- [WHAT IS NEEDED]:
In the records below, reproduce exactly the lines from the one containing "Write a Python" through the one containing "plt.rcParams['hatch.linewidth'] = 1.0", both included, and omit the pictures.

[Rows from a dataset of charts and code]
☆ ☆ ☆ ☆ ☆ ☆ ☆
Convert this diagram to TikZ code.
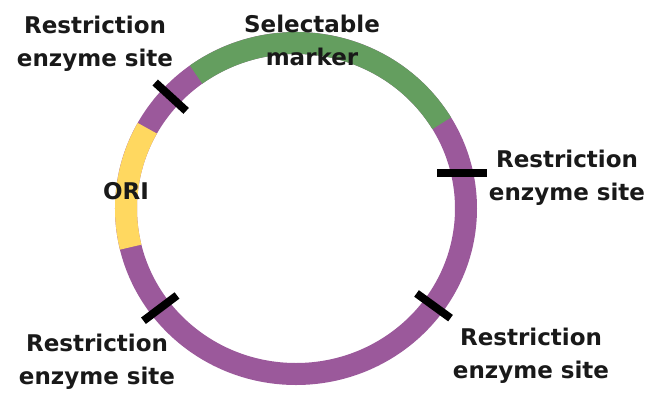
\documentclass[tikz,border=0pt]{standalone}
\usepackage{fontspec}
\setmainfont{DejaVu Sans}
\definecolor{plasmid}{RGB}{155,89,155}
\definecolor{selgreen}{RGB}{100,158,95}
\definecolor{oriyellow}{RGB}{255,216,96}
\begin{document}
\begin{tikzpicture}[x=1pt, y=1pt,
    ring/.style={line width=22pt},
    cut/.style={line width=8pt, black},
    lbl/.style={align=center, font=\fontsize{23}{33}\selectfont\bfseries, text=black!90, inner sep=0pt}]
    \useasboundingbox (-296,-183.5) rectangle (355,208.5);
    \draw[ring, plasmid] (0,0) ellipse [x radius=170, y radius=165.5];
    \draw[ring, selgreen] (126:170 and 165.5) arc[start angle=126, end angle=31, x radius=170, y radius=165.5];
    \draw[ring, oriyellow] (151:170 and 165.5) arc[start angle=151, end angle=193.5, x radius=170, y radius=165.5];
    \foreach \a in {137.5, 217, -36}
        \draw[cut, shift={(\a:170 and 165.5)}, rotate=\a] (-21,0) -- (21,0);
    \draw[cut, shift={(12.4:170 and 165.5)}] (-25,0) -- (25,0);
    \node[lbl] (siteTL) at (-201,165) {Restriction\\enzyme site};
    \node[lbl] (marker) at (16,168.5) {Selectable\\marker};
    \node[lbl] (siteR) at (271,30.5) {Restriction\\enzyme site};
    \node[lbl] (siteBR) at (235,-147) {Restriction\\enzyme site};
    \node[lbl] (siteBL) at (-199,-153) {Restriction\\enzyme site};
    \node[lbl] (ori) at (-170,17.5) {ORI};
\end{tikzpicture}
\end{document}
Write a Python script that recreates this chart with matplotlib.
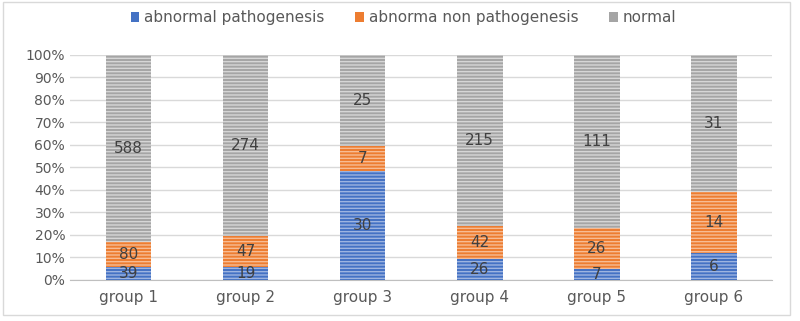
import matplotlib
matplotlib.use('Agg')
import matplotlib.pyplot as plt
import numpy as np
from matplotlib.patches import Rectangle

# datos (conteos)
grupos = ['group 1', 'group 2', 'group 3', 'group 4', 'group 5', 'group 6']
patogenico = [39, 19, 30, 26, 7, 6]
no_patogenico = [80, 47, 7, 42, 26, 14]
normal = [588, 274, 25, 215, 111, 31]
series = ['abnormal pathogenesis', 'abnorma non pathogenesis', 'normal']
colores = ['#4472C4', '#ED7D31', '#A5A5A5']
rayas = ['#9DB4E0', '#F7BC94', '#D6D6D6']

plt.rcParams['font.family'] = ['DejaVu Sans']
plt.rcParams['hatch.linewidth'] = 1.0

fig = plt.figure(figsize=(8, 3.21), dpi=100)
# marco exterior del grafico
fig.patches.append(Rectangle((0.004, 0.02), 0.984, 0.975, transform=fig.transFigure,
                             fill=False, edgecolor='#D9D9D9', linewidth=1))
ax = fig.add_axes([0.0875, 0.128, 0.878, 0.701])

datos = np.array([patogenico, no_patogenico, normal], dtype=float)
totales = datos.sum(axis=0)
porc = datos / totales * 100
x = np.arange(len(grupos))
abajo = np.zeros(len(grupos))
for i in range(3):
    ax.bar(x, porc[i], 0.39, bottom=abajo, color=colores[i], edgecolor=rayas[i],
           linewidth=0, hatch='-----', label=series[i], zorder=2)
    for j in range(len(grupos)):
        ax.text(x[j], abajo[j] + porc[i][j] / 2, str(int(datos[i][j])), ha='center', va='center',
                fontsize=11, color='#404040', zorder=3)
    abajo = abajo + porc[i]

ax.set_xlim(-0.5, len(grupos) - 0.5)
ax.set_ylim(0, 100)
ax.set_yticks(range(0, 101, 10))
ax.set_yticklabels([f'{v}%' for v in range(0, 101, 10)])
ax.set_xticks(x)
ax.set_xticklabels(grupos)
ax.grid(axis='y', color='#D9D9D9', linewidth=1, zorder=0)
ax.set_axisbelow(True)
for s in ['top', 'right', 'left']:
    ax.spines[s].set_visible(False)
ax.spines['bottom'].set_color('#BFBFBF')
ax.tick_params(axis='both', length=0, colors='#595959', labelsize=10)
ax.tick_params(axis='x', pad=7, labelsize=11)

leg = ax.legend(loc='lower center', bbox_to_anchor=(0.475, 1.07), ncol=3, frameon=False,
                fontsize=11, handlelength=0.55, handleheight=0.55, handletextpad=0.35,
                columnspacing=2.0, labelcolor='#595959')
for h in leg.legend_handles:
    h.set_hatch(None)

fig.savefig('out.png', dpi=100)
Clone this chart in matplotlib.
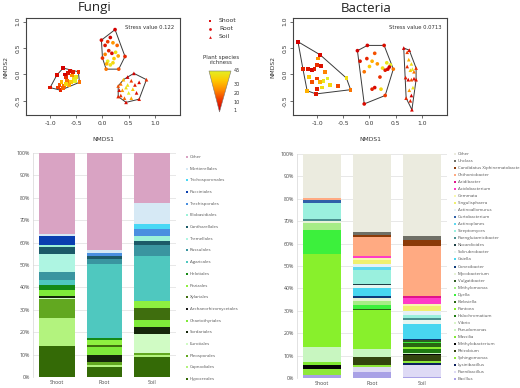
import matplotlib
matplotlib.use('Agg')
import matplotlib.pyplot as plt
import numpy as np
from matplotlib.colors import LinearSegmentedColormap
from matplotlib.patches import Polygon

# ---- NMDS data: (NMDS1, NMDS2, plant species richness) per sample ----
fungi_shoot = [(-1.0, -0.25, 5), (-0.87, -0.01, 3), (-0.75, 0.12, 1), (-0.46, 0.05, 10), (-0.44, -0.15, 20),
               (-0.80, -0.30, 8), (-0.82, -0.20, 15), (-0.78, -0.15, 30), (-0.74, -0.22, 20), (-0.70, -0.05, 10),
               (-0.66, 0.03, 5), (-0.62, 0.06, 3), (-0.58, -0.02, 25), (-0.55, -0.08, 40), (-0.52, -0.12, 45),
               (-0.60, -0.15, 35), (-0.68, -0.12, 20), (-0.72, 0.0, 1), (-0.85, -0.25, 12), (-0.64, -0.20, 28),
               (-0.50, -0.05, 42), (-0.56, 0.04, 6), (-0.76, -0.26, 18), (-0.70, -0.18, 38)]
fungi_root = [(-0.02, 0.65, 3), (0.24, 0.85, 1), (0.43, 0.34, 8), (0.31, 0.10, 15), (0.07, 0.10, 20),
              (0.0, 0.31, 10), (0.05, 0.55, 5), (0.10, 0.62, 12), (0.15, 0.70, 2), (0.20, 0.60, 25),
              (0.12, 0.45, 8), (0.18, 0.40, 3), (0.25, 0.42, 40), (0.22, 0.30, 35), (0.10, 0.25, 45),
              (0.08, 0.20, 30), (0.15, 0.18, 42), (0.28, 0.55, 18), (0.05, 0.38, 22), (0.20, 0.22, 38),
              (0.30, 0.35, 28)]
fungi_soil = [(0.60, 0.02, 1), (0.84, -0.10, 10), (0.70, -0.47, 5), (0.45, -0.53, 3), (0.30, -0.42, 8),
              (0.30, -0.22, 15), (0.35, -0.18, 20), (0.40, -0.10, 30), (0.48, -0.05, 1), (0.55, -0.12, 12),
              (0.62, -0.20, 6), (0.70, -0.15, 2), (0.45, -0.25, 40), (0.38, -0.30, 25), (0.50, -0.35, 45),
              (0.58, -0.28, 35), (0.35, -0.40, 10), (0.42, -0.45, 18), (0.65, -0.35, 4), (0.55, -0.45, 28),
              (0.48, -0.20, 42), (0.32, -0.30, 3)]

bact_shoot = [(-1.365, 0.62, 1), (-0.94, 0.37, 3), (-0.44, -0.07, 40), (-0.36, -0.29, 20), (-1.02, -0.37, 5),
              (-1.19, -0.31, 30), (-1.27, 0.10, 8), (-1.10, 0.08, 2), (-1.05, 0.10, 6), (-1.00, 0.18, 10),
              (-0.92, 0.16, 4), (-0.98, 0.30, 25), (-1.15, -0.05, 35), (-1.10, -0.15, 15), (-1.00, -0.08, 12),
              (-0.95, -0.15, 30), (-0.88, -0.12, 42), (-0.80, -0.08, 45), (-0.75, -0.20, 38), (-0.60, -0.22, 14),
              (-1.00, -0.28, 7), (-0.90, -0.25, 40), (-1.18, 0.10, 5), (-0.85, 0.05, 22)]
bact_root = [(-0.23, 0.45, 1), (-0.04, 0.55, 2), (0.28, 0.55, 4), (0.455, 0.10, 20), (0.30, -0.40, 12),
             (-0.10, -0.56, 3), (-0.18, 0.25, 5), (-0.05, 0.30, 8), (0.10, 0.40, 15), (0.05, 0.25, 30),
             (0.15, 0.20, 25), (0.25, 0.12, 40), (0.30, 0.08, 6), (0.35, 0.10, 2), (0.40, 0.18, 45),
             (0.33, 0.22, 42), (0.00, 0.15, 35), (-0.10, 0.05, 20), (0.20, -0.05, 10), (0.10, -0.25, 3),
             (0.05, -0.28, 7), (0.22, -0.28, 38), (0.38, 0.14, 1)]
bact_soil = [(0.654, 0.50, 1), (0.76, 0.46, 3), (0.89, 0.12, 10), (0.89, -0.10, 5), (0.81, -0.67, 2),
             (0.70, -0.45, 8), (0.69, -0.06, 6), (0.72, 0.42, 12), (0.75, 0.28, 30), (0.80, 0.20, 40),
             (0.82, 0.10, 45), (0.85, 0.05, 20), (0.78, 0.08, 35), (0.74, -0.10, 2), (0.80, -0.10, 15),
             (0.85, -0.08, 4), (0.76, -0.30, 25), (0.80, -0.40, 1), (0.78, -0.50, 7), (0.83, -0.25, 42),
             (0.72, 0.15, 9)]

fungi_stress = 0.122
bact_stress = 0.0713
richness_ticks = [1, 10, 20, 30, 45]

# ---- relative abundance (%), columns = Shoot, Root, Soil; listed bottom -> top ----
compartments = ['Shoot', 'Root', 'Soil']

fungi_taxa = ['Hypocreales', 'Capnodiales', 'Pleosporales', 'Eurotiales', 'Sordariales', 'Chaetothyriales',
              'Archaeorhizomycetales', 'Xylariales', 'Pezizales', 'Helotiales', 'Agaricales', 'Russulales',
              'Tremellales', 'Cantharellales', 'Filobasidiales', 'Trechisporales', 'Pucciniales',
              'Trichosporonales', 'Mortierellales', 'Other']
fungi_colors = ['#346a06', '#b3f37e', '#62a820', '#d0fbc4', '#15260a', '#7fea3a',
                '#1a1a1a', '#3f6e0e', '#8ef040', '#158a15', '#4fc8bf', '#3a95a0',
                '#aef5e2', '#1c5a68', '#9cf2d8', '#4a8fe0', '#0a3fb0',
                '#48d8f5', '#d6e9f5', '#d9a3c3']
fungi_values = [[14, 4.5, 9], [12.5, 1, 1], [8.3, 1, 0.5], [0.5, 0, 8.5], [0.9, 3.5, 3.5], [2.6, 3.5, 3],
                [0, 0, 0], [0, 1, 5.5], [0, 2, 3], [2.2, 1, 0], [2.5, 33, 20], [3.5, 2, 5],
                [8, 0, 0], [3, 1.5, 1.5], [1, 0, 2.5], [0, 1.5, 3], [4, 0, 0],
                [0, 0, 2.5], [1, 1, 9], [36, 43.5, 22.5]]

bact_taxa = ['Bacillus', 'Paenibacillus', 'Lysinibacillus', 'Sphingomonas', 'Rhizobium', 'Methylobacterium',
             'Massilia', 'Pseudomonas', 'Vibrio', 'Halochromatium', 'Pantoea', 'Klebsiella', 'Dyella',
             'Methylomonas', 'Vulgatibacter', 'Mycobacterium', 'Conexibacter', 'Gaiella', 'Solirubrobacter',
             'Nocardioides', 'Paenglutamicibacter', 'Streptomyces', 'Actinoplanes', 'Curtobacterium',
             'Actinoallomurus', 'Singulisphaera', 'Gemmata', 'Acidobacterium', 'Aridibacter',
             'Chthoniobacter', 'Candidatus Xiphinematobacter', 'Unclass', 'Other']
bact_colors = ['#a9a1e6', '#dedaf5', '#0b1f5c', '#8ee83a', '#33450f', '#050505',
               '#7fe832', '#c8f6c0', '#d9f5c8', '#1f7a12', '#88f02c', '#2a6612', '#3cf03c',
               '#a6ec86', '#2f5e22', '#e6f2d6', '#0d3a7a', '#48d6f0', '#e8f6f0',
               '#1e3f45', '#4a9090', '#9af0de', '#5fd8f0', '#3060a8',
               '#e5f1f7', '#f0f070', '#f8f8b0', '#ff3cc8', '#e0148c',
               '#ffaa82', '#8b3a08', '#6f6f66', '#ebebdf']
bact_values = [[1.5, 2.5, 0.5], [0, 2.5, 5.5], [0, 0, 0.8], [2.5, 1, 0.7], [0, 3.5, 2.8], [2, 0, 0.4],
               [1, 0, 0], [7, 3.5, 0.3], [0, 0, 0], [0, 0, 2], [41.5, 17.5, 1], [0, 0.5, 1.5], [10.5, 1.5, 0.5],
               [3, 2, 0], [0, 0, 1], [1, 1, 0], [0, 1, 0.5], [0, 3.5, 6.5], [0, 1.5, 2],
               [0, 0.5, 0], [1, 0, 1], [7, 6, 1], [0, 1.5, 0], [1.5, 0, 0],
               [0, 1.5, 2], [0, 1.5, 2], [0, 1, 1], [0, 1, 2.5], [0, 0, 1],
               [1, 8.5, 22.5], [0, 1, 2.5], [0, 1, 2], [19.5, 35, 36.5]]

W, H = 520, 388
fig = plt.figure(figsize=(W / 100, H / 100), dpi=100)
rich_cmap = LinearSegmentedColormap.from_list('rich', ['#d40000', '#f03a00', '#ff8a00', '#ffc800', '#e4ee24'])


def px_axes(l, t, r, b):
    return fig.add_axes([l / W, 1 - b / H, (r - l) / W, (b - t) / H])


def convex_hull(pts):
    pts = sorted(map(tuple, pts))

    def cross(o, a, b):
        return (a[0] - o[0]) * (b[1] - o[1]) - (a[1] - o[1]) * (b[0] - o[0])
    lower, upper = [], []
    for p in pts:
        while len(lower) >= 2 and cross(lower[-2], lower[-1], p) <= 0:
            lower.pop()
        lower.append(p)
    for p in reversed(pts):
        while len(upper) >= 2 and cross(upper[-2], upper[-1], p) <= 0:
            upper.pop()
        upper.append(p)
    return np.array(lower[:-1] + upper[:-1])


def nmds(ax, groups, stress):
    for pts, marker in groups:
        arr = np.array(pts, dtype=float)
        ax.add_patch(Polygon(convex_hull(arr[:, :2]), closed=True, fill=False, ec='#3a3a3a', lw=0.7))
        ax.scatter(arr[:, 0], arr[:, 1], c=arr[:, 2], cmap=rich_cmap, vmin=1, vmax=45,
                   s=7, marker=marker, linewidths=0, zorder=3)
    ax.set_xlim(-1.46, 1.48)
    ax.set_ylim(-0.77, 1.07)
    ax.set_xticks([-1.0, -0.5, 0.0, 0.5, 1.0])
    ax.set_yticks([-0.5, 0.0, 0.5, 1.0])
    ax.set_xticklabels(['%.1f' % v for v in ax.get_xticks()])
    ax.set_yticklabels(['%.1f' % v for v in ax.get_yticks()], rotation=90, va='center')
    ax.tick_params(labelsize=4.3, length=2, width=0.5, colors='#333333', pad=2)
    for s in ax.spines.values():
        s.set_color('#444444')
        s.set_linewidth(0.8)
    ax.set_xlabel('NMDS1', fontsize=4.3, color='#333333', labelpad=8)
    ax.set_ylabel('NMDS2', fontsize=4.3, color='#333333', labelpad=5)
    ax.text(0.965, 0.905, 'Stress value %s' % stress, transform=ax.transAxes, ha='right', va='center',
            fontsize=3.8, color='#333333')


def stacked(ax, taxa, colors, values, width):
    x = np.arange(len(compartments))
    bottom = np.zeros(len(compartments))
    for name, col, v in zip(taxa, colors, values):
        v = np.array(v, dtype=float)
        ax.bar(x, v, width, bottom=bottom, color=col, linewidth=0, label=name, zorder=2)
        bottom += v
    ax.set_xlim(-0.5, 2.5)
    ax.set_ylim(0, 100)
    ax.set_yticks(np.arange(0, 101, 10))
    ax.set_yticklabels(['%d%%' % v for v in np.arange(0, 101, 10)])
    ax.set_xticks(x)
    ax.set_xticklabels(compartments)
    ax.grid(axis='y', color='#dedede', lw=0.5, zorder=0)
    ax.tick_params(length=0, labelsize=3.8, colors='#444444', pad=2)
    for side in ['top', 'right', 'bottom']:
        ax.spines[side].set_visible(False)
    ax.spines['left'].set_color('#d6d6d6')
    ax.spines['left'].set_linewidth(0.5)
    for lab in ax.get_xticklabels() + ax.get_yticklabels():
        lab.set_family('Open Sans')


ax1 = px_axes(26, 18, 180, 115)
nmds(ax1, [(fungi_shoot, 's'), (fungi_root, 'o'), (fungi_soil, '^')], fungi_stress)
ax2 = px_axes(293, 18, 447, 115)
nmds(ax2, [(bact_shoot, 's'), (bact_root, 'o'), (bact_soil, '^')], bact_stress)

ax3 = px_axes(33, 153, 176, 377)
stacked(ax3, fungi_taxa, fungi_colors, fungi_values, 0.75)
ax4 = px_axes(297, 154, 447, 378)
stacked(ax4, bact_taxa, bact_colors, bact_values, 0.76)

for txt, xc in [('Fungi', 95), ('Bacteria', 366)]:
    fig.text(xc / W, 1 - 8 / H, txt, ha='center', va='center', fontsize=9.5, family='Open Sans', color='#222222')

# overlay in pixel coordinates for the legends
ov = fig.add_axes([0, 0, 1, 1])
ov.set_xlim(0, W)
ov.set_ylim(H, 0)
ov.axis('off')

for i, (lab, mk) in enumerate(zip(compartments, ['s', 'o', '^'])):
    y = 21 + i * 8
    ov.scatter([210], [y], s=4, marker=mk, color='#dd1111', linewidths=0)
    ov.text(219, y, lab, fontsize=4.4, va='center', color='#333333')
ov.text(221, 60, 'Plant species\nrichness', fontsize=4, ha='center', va='center', color='#333333',
        linespacing=1.1)

top_px, bot_px = 71, 112
tri = Polygon([[209, top_px], [231, top_px], [219.5, bot_px]], closed=True, fc='none', ec='#777777', lw=0.4)
grad = np.linspace(45, -2, 100).reshape(-1, 1)
im = ov.imshow(grad, cmap=rich_cmap, vmin=1, vmax=45, extent=[209, 231, bot_px, top_px], aspect='auto')
ov.add_patch(tri)
im.set_clip_path(tri)
ov.set_xlim(0, W)
ov.set_ylim(H, 0)
for v in richness_ticks:
    y = 110 - (v - 1) / 44 * 39
    ov.text(234, y, str(v), fontsize=3.6, va='center', color='#333333')


def bar_legend(taxa, colors, x, y0, y1):
    names = taxa[::-1]
    cols = colors[::-1]
    ys = np.linspace(y0, y1, len(names))
    for name, col, y in zip(names, cols, ys):
        ov.scatter([x], [y], s=2.5, marker='s', color=col, linewidths=0)
        ov.text(x + 3, y, name, fontsize=3.2, va='center', color='#555555', family='Open Sans')


bar_legend(fungi_taxa, fungi_colors, 187, 157, 379)
bar_legend(bact_taxa, bact_colors, 455, 154, 379)

fig.savefig('out.png', dpi=100)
☆ ☆ ☆ ☆ ☆ ☆ ☆
- [WORKED SOLUTION]:
Write a Python script that recreates this chart with matplotlib.
import matplotlib
matplotlib.use('Agg')
import matplotlib.pyplot as plt
import numpy as np
from matplotlib.patches import Rectangle

# datos (conteos)
grupos = ['group 1', 'group 2', 'group 3', 'group 4', 'group 5', 'group 6']
patogenico = [39, 19, 30, 26, 7, 6]
no_patogenico = [80, 47, 7, 42, 26, 14]
normal = [588, 274, 25, 215, 111, 31]
series = ['abnormal pathogenesis', 'abnorma non pathogenesis', 'normal']
colores = ['#4472C4', '#ED7D31', '#A5A5A5']
rayas = ['#9DB4E0', '#F7BC94', '#D6D6D6']

plt.rcParams['font.family'] = ['DejaVu Sans']
plt.rcParams['hatch.linewidth'] = 1.0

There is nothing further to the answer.